This is an automated email from the ASF dual-hosted git repository.
potiuk pushed a commit to branch main
in repository https://gitbox.apache.org/repos/asf/airflow.git
The following commit(s) were added to refs/heads/main by this push:
new d5c0f32a87 Fix reproducibility of source-tarballs prepared as part of
release (#36819)
d5c0f32a87 is described below
commit d5c0f32a87775984d156f0a3827f457808db7afc
Author: Jarek Potiuk <[email protected]>
AuthorDate: Tue Jan 16 22:02:40 2024 +0100
Fix reproducibility of source-tarballs prepared as part of release (#36819)
The source-tarball that was supposed to be reproducible, was
"almost" reproducible. It turned out that we forgot that group
permissions are bound to change depending on the umask that is
configured in the system (because using umask is the default git
configuration when files are checked out).
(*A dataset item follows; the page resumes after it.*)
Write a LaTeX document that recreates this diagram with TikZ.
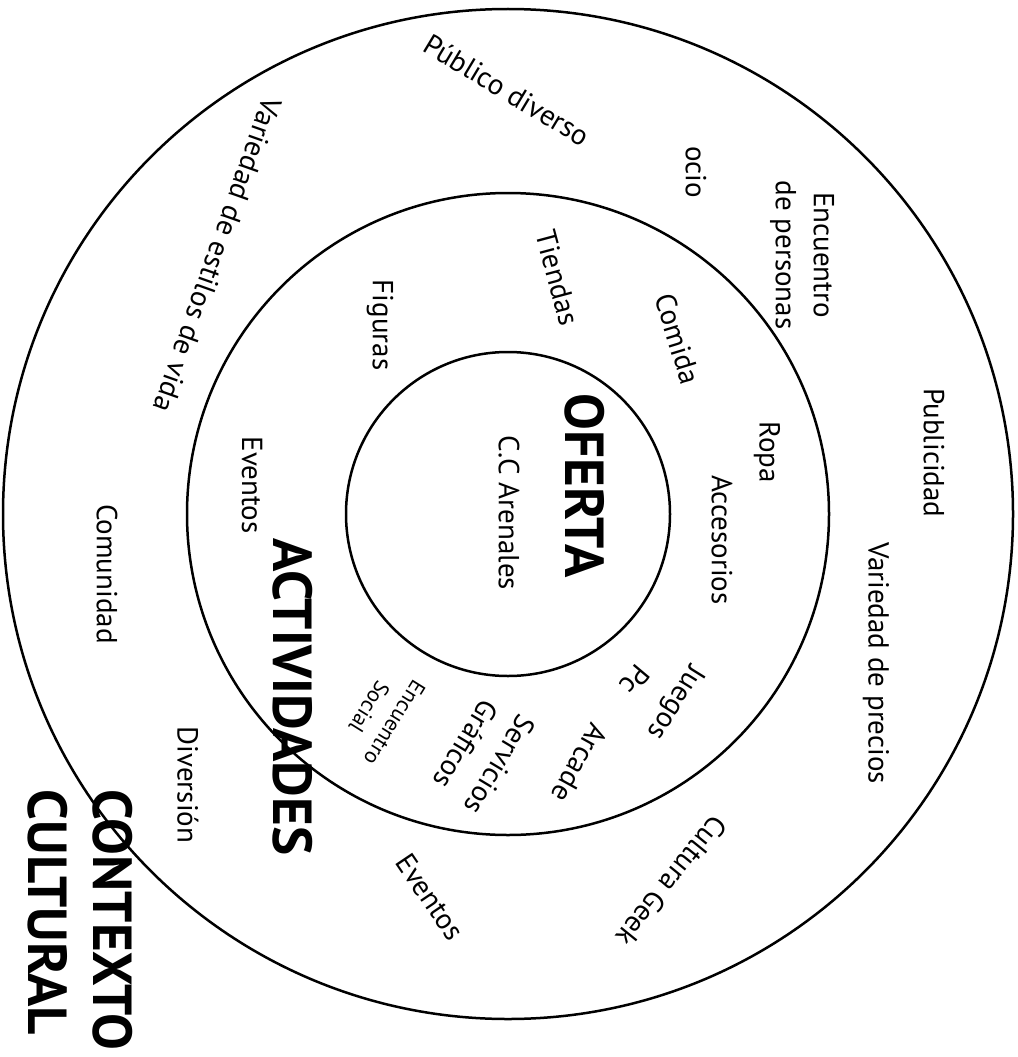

This means that the
packages were reproducible only if the two people who built it
had the same umask set.
Since it is unlikely that default owner umask is different than
rwx allowed, all the tools that are bound to provide reproducibility
approach it via setting the umask to clear any permissions for group
and other - this way the files in archive have only owner permissions
set.
This is what this PR does - we set the tar.umask when running the
`git archive` command to 0077 which effectively cleans all the group
and other permissions.
In this PR we also fix FutureDeprecation warning raised in newer
versions of Python where GzipFile should take keyword parameters
rather than positional ones.
---
dev/breeze/src/airflow_breeze/commands/release_candidate_command.py | 2 ++
dev/breeze/src/airflow_breeze/utils/reproducible.py | 2 +-
2 files changed, 3 insertions(+), 1 deletion(-)
diff --git
a/dev/breeze/src/airflow_breeze/commands/release_candidate_command.py
b/dev/breeze/src/airflow_breeze/commands/release_candidate_command.py
index 11cba8d9f5..5408420a30 100644
--- a/dev/breeze/src/airflow_breeze/commands/release_candidate_command.py
+++ b/dev/breeze/src/airflow_breeze/commands/release_candidate_command.py
@@ -88,6 +88,8 @@ def tarball_release(version: str, version_without_rc: str,
source_date_epoch: in
run_command(
[
"git",
+ "-c",
+ "tar.umask=0077",
"archive",
"--format=tar.gz",
f"{version}",
diff --git a/dev/breeze/src/airflow_breeze/utils/reproducible.py
b/dev/breeze/src/airflow_breeze/utils/reproducible.py
index a85d871a3c..ca272ea9ec 100644
--- a/dev/breeze/src/airflow_breeze/utils/reproducible.py
+++ b/dev/breeze/src/airflow_breeze/utils/reproducible.py
@@ -100,7 +100,7 @@ def archive_deterministically(dir_to_archive, dest_archive,
prepend_path=None, t
# packaging (in case of exceptional situations like running out of
disk space).
temp_file = f"{dest_archive}.temp~"
with os.fdopen(os.open(temp_file, os.O_WRONLY | os.O_CREAT, 0o644),
"wb") as out_file:
- with gzip.GzipFile("wb", fileobj=out_file, mtime=0) as gzip_file:
+ with gzip.GzipFile(fileobj=out_file, mtime=0, mode="wb") as
gzip_file:
with tarfile.open(fileobj=gzip_file, mode="w:") as tar_file:
for entry in file_list:
arcname = entry